McGarry plans to mark the centenary of the immense human tragedy by diving on the wreck on May 7, and at 2.15pm in a slack tide, which will occur almost exactly a century to the minute after she sank, to lay a plague on the superstructure in memory of those who died.
He has typed on a scroll the names of all the victims. He will seal this in a canister and place it alongside the plague. He had hoped to be able to incorporate the ship’s whistle — the voice of the ship — in some of the land-based centenary commemorations but says the diving licence conditions hampered plans to retrieve it.
As well as retrieving the Lusitania’s whistle, McGarry says he would like to retrieve what is probably the last of the ship’s telegraph machines; the others have either been destroyed or pillaged. It’s located on the bridge and its handles are in a locked position — which means that it could categorically reveal the last order given on the bridge.

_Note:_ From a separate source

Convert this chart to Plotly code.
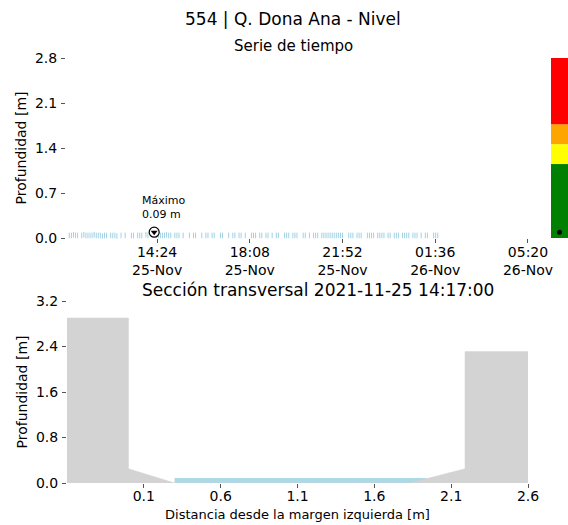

“Theories abound but none have been proven — the evidence hasn’t been found to support any one theory,” McGarry said.
“No documentary has ever gotten to the bottom of the mystery.
“Somebody somewhere knows that happened and knows what she was carrying. The only way is to probe further.
“The wreck itself is largely intact. There are just a handful of items that I can recover with my bare hands.
“But my worst fear is that things will get worse before we can find out. At least we are trying to find out.”
A spokesperson for the Departmemt of Arts, Culture, and the Gaeltacht said the conditions attached to Gregg Bemis’s current dive licence, which runs to the end of this year, are largely the same as earlier licences he has obtained from the department.
“There is no evident reason why the conditions as they stand should be regarded as overly onerous or as an impediment to any future dive project on the wreck of the Lusitania assuming the intention was to adhere to the same general standards as projects undertaken in 2008 and 2011.”